Es domingo, un luminoso domingo rodeado de altos edificios, lagos artificiales y aviones que aterrizan en La Guardia para felicidad o angustia de quienes ansiosos esperan la llegada de sus seres queridos, o no tan queridos.

Nada interrumpe la luminosa soledad de este día, excepto la nostalgia por una exasperante media isla, donde acosa el ruido a todas horas, donde el dominicano promedio habla excesivamente alto, y los automóviles aceleran con las ventanas abiertas y una salsa a mil, devorándonos una y otra vez.

Nada interrumpe este silencio, porque no hay motocicletas sin silenciador para el mufler y no está permitido tocar bocinas en zonas residenciales, ni recorrer en Harley los amaneceres como diciendo aquí estoy yo con el poder de interrumpirles el sueño.

Decía José Martí que Nueva York se habla en voz alta por temor a su soledad y con él corroboro, repitiendo los versos de urbanizaciones en un extraño ulular traia el viento, en esta ciudad donde rara vez hay viento:

“Esta ciudad

es un gran edificio

con areas verdes programadas.

el pueblo

morboso la ronda

ignorando las leyes del cemento

el granito de estas escaleras

es el mismo de las tumbas.

mientras pongo vitamina a mis rosas

un hombre escarba el basurero.

queda el mar”.

Queda el mar, pero el mar queda en Santo Domingo, donde desde mi terraza veo entrar y salir los barcos de carga, marinera de bahías y puertos que solo visito en mis sueños de niña que precisamente creció en una barriada de Santiago donde no había mar. Falta la sirena de los barcos anunciando su llegada o su salida.  Falta el ruido de los vendedores ambulantes, el de los jóvenes que se posesionan del espacio camino al Parque Duarte, gritando su existencia antes de que la aplaste la aplastante conclusión de que la adolescencia es un espacio de falsa libertad.

Y faltan las campanas, y su dialogo sonoro, cuando temprano en la mañana o al atardecer, conversan la Catedral con las Mercedes, con Regina o la Altagracia.

Y falta el susurro de los cedros en la Bolívar, cuando cortejan las aceras con bellísimas flores blanco y rosa.  El silbar de la brisa entre las tres ceibas de la Plaza España, secreto lugar de quienes saben como se saludan los arboles sagrados y su infinito poder de convocatoria.
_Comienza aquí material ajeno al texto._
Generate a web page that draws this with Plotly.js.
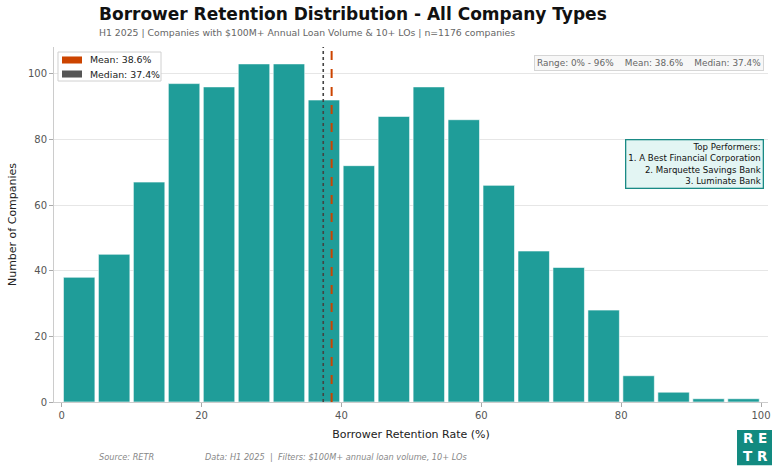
<!DOCTYPE html>
<html><head><meta charset="utf-8">
<script src="https://cdn.plot.ly/plotly-3.0.1.min.js"></script>
<style>body{margin:0;background:#fff}#c{width:778px;height:469px}</style>
</head><body><div id="c"></div>
<script>
const binCenters = [2.5,7.5,12.5,17.5,22.5,27.5,32.5,37.5,42.5,47.5,52.5,57.5,62.5,67.5,72.5,77.5,82.5,87.5,92.5,97.5];
const counts = [38,45,67,97,96,103,103,92,72,87,96,86,66,46,41,28,8,3,1,1];
const meanVal = 38.6;
const medianVal = 37.4;
const topPerformers = ["A Best Financial Corporation","Marquette Savings Bank","Luminate Bank"];
const xTicks = [0,20,40,60,80,100];
const yTicks = [0,20,40,60,80,100];

const F = "DejaVu Sans, sans-serif";
const meanColor = '#cc4400', medianColor = '#555555';
const traces = [
  {type:'bar', x:binCenters, y:counts, width:4.5, marker:{color:'#1f9d99', line:{color:'#ffffff', width:0.6}}, showlegend:false, hoverinfo:'x+y'}
];
// legend (drawn manually, matplotlib style)
const legendItems = [
  {label:'Mean: '+meanVal.toFixed(1)+'%', color:meanColor, yc:0.9634},
  {label:'Median: '+medianVal.toFixed(1)+'%', color:medianColor, yc:0.9239}
];
const shapes = [
  {type:'line', xref:'x', yref:'paper', x0:medianVal, x1:medianVal, y0:0, y1:1, line:{color:'#444', width:1.6, dash:'dot'}},
  {type:'line', xref:'x', yref:'paper', x0:meanVal, x1:meanVal, y0:0, y1:1, line:{color:meanColor, width:2, dash:'dash'}},
  {type:'rect', xref:'paper', yref:'paper', x0:0.9566, x1:1.0056, y0:-0.079, y1:-0.178, fillcolor:'#128a80', line:{width:0}},
  {type:'rect', xref:'paper', yref:'paper', x0:0.0056, x1:0.1499, y0:0.9042, y1:0.9859, fillcolor:'rgba(255,255,255,0.9)', line:{color:'#d0d0d0', width:1}}
];
const annotations = [
  {xref:'paper', yref:'paper', x:0.0, xanchor:'left', y:1.058, yanchor:'bottom', xshift:43, showarrow:false,
    text:'<b>Borrower Retention Distribution - All Company Types</b>', font:{size:17, color:'#111'}},
  {xref:'paper', yref:'paper', x:0.0, xanchor:'left', y:1.021, yanchor:'bottom', xshift:43, showarrow:false,
    text:'H1 2025 | Companies with $100M+ Annual Loan Volume & 10+ LOs | n=1176 companies', font:{size:9.3, color:'#666'}},
  {xref:'paper', yref:'paper', x:0.995, xanchor:'right', y:0.977, yanchor:'top', showarrow:false,
    text:'Range: 0% - 96%    Mean: '+meanVal.toFixed(1)+'%    Median: '+medianVal.toFixed(1)+'%',
    font:{size:8.9, color:'#666'}, bgcolor:'#f7f7f7', bordercolor:'#d5d5d5', borderwidth:1, borderpad:2},
  {xref:'paper', yref:'paper', x:0.995, xanchor:'right', y:0.742, yanchor:'top', showarrow:false, align:'right',
    text:'Top Performers:<br>'+topPerformers.map((t,i)=>(i+1)+'. '+t).join('<br>'),
    font:{size:8.6, color:'#111'}, bgcolor:'#e3f5f3', bordercolor:'#1a8a85', borderwidth:1.3, borderpad:2},
  {xref:'paper', yref:'paper', x:0.0, xanchor:'left', y:-0.155, yanchor:'middle', xshift:43, showarrow:false,
    text:'<i>Source: RETR</i>', font:{size:8.2, color:'#888'}},
  {xref:'paper', yref:'paper', x:0.0, xanchor:'left', y:-0.155, yanchor:'middle', xshift:149, showarrow:false,
    text:'<i>Data: H1 2025  |  Filters: $100M+ annual loan volume, 10+ LOs</i>', font:{size:8.2, color:'#888'}},
  {xref:'paper', yref:'paper', x:0.9825, xanchor:'center', y:-0.128, yanchor:'middle', showarrow:false,
    text:'<b>R E<br>T R</b>', font:{size:13.5, color:'#fff'}}
];
legendItems.forEach(it => {
  shapes.push({type:'rect', xref:'paper', yref:'paper', x0:0.0112, x1:0.0392, y0:it.yc-0.0099, y1:it.yc+0.0099, fillcolor:it.color, line:{width:0}});
  annotations.push({xref:'paper', yref:'paper', x:0.0476, xanchor:'left', y:it.yc, yanchor:'middle', showarrow:false,
    text:it.label, font:{size:9.4, color:'#222'}});
});
const layout = {
  width:778, height:469,
  margin:{l:54, r:10, t:47, b:67},
  paper_bgcolor:'#fff', plot_bgcolor:'#fff',
  font:{family:F, color:'#333', size:10},
  bargap:0, showlegend:false,
  xaxis:{range:[-1.1,101], tickvals:xTicks, ticks:'outside', ticklen:4, tickcolor:'#aaa',
    showline:true, linecolor:'#ccc', linewidth:1, showgrid:false, zeroline:false,
    tickfont:{size:10, color:'#555'},
    title:{text:'Borrower Retention Rate (%)', font:{size:11, color:'#222'}, standoff:10}},
  yaxis:{range:[0,108.15], tickvals:yTicks, ticks:'outside', ticklen:4, tickcolor:'#aaa',
    showline:true, linecolor:'#ccc', linewidth:1, showgrid:true, gridcolor:'#e6e6e6', zeroline:false,
    tickfont:{size:10, color:'#555'},
    title:{text:'Number of Companies', font:{size:11, color:'#222'}, standoff:9}},
  shapes:shapes,
  annotations:annotations
};
Plotly.newPlot('c', traces, layout, {displayModeBar:false, staticPlot:true});
</script></body></html>
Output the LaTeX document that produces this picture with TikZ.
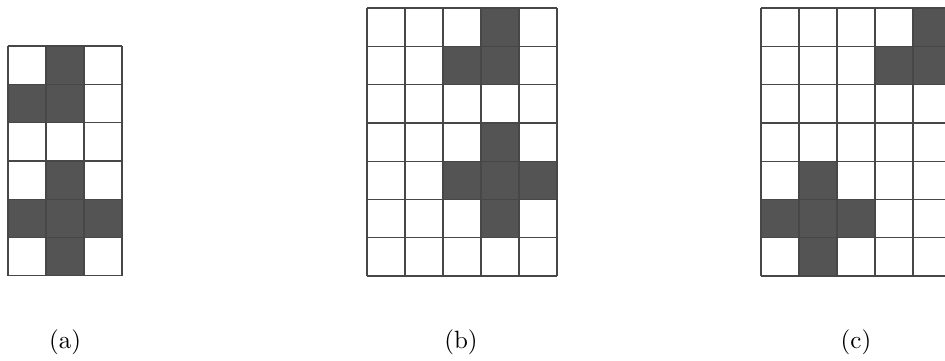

Y faltan las voces de la niñez cuando avanza hacia el Colegio Santa Clara, único tiempo en que Las Damas recupera su tradición de calle, desembocando en el parquecito Pellerano Castro, hoy Julia de Burgos, donde ella siempre espera los claveles rojos, la conversación que la mantiene viva, el furtivo beso de apasionados jóvenes.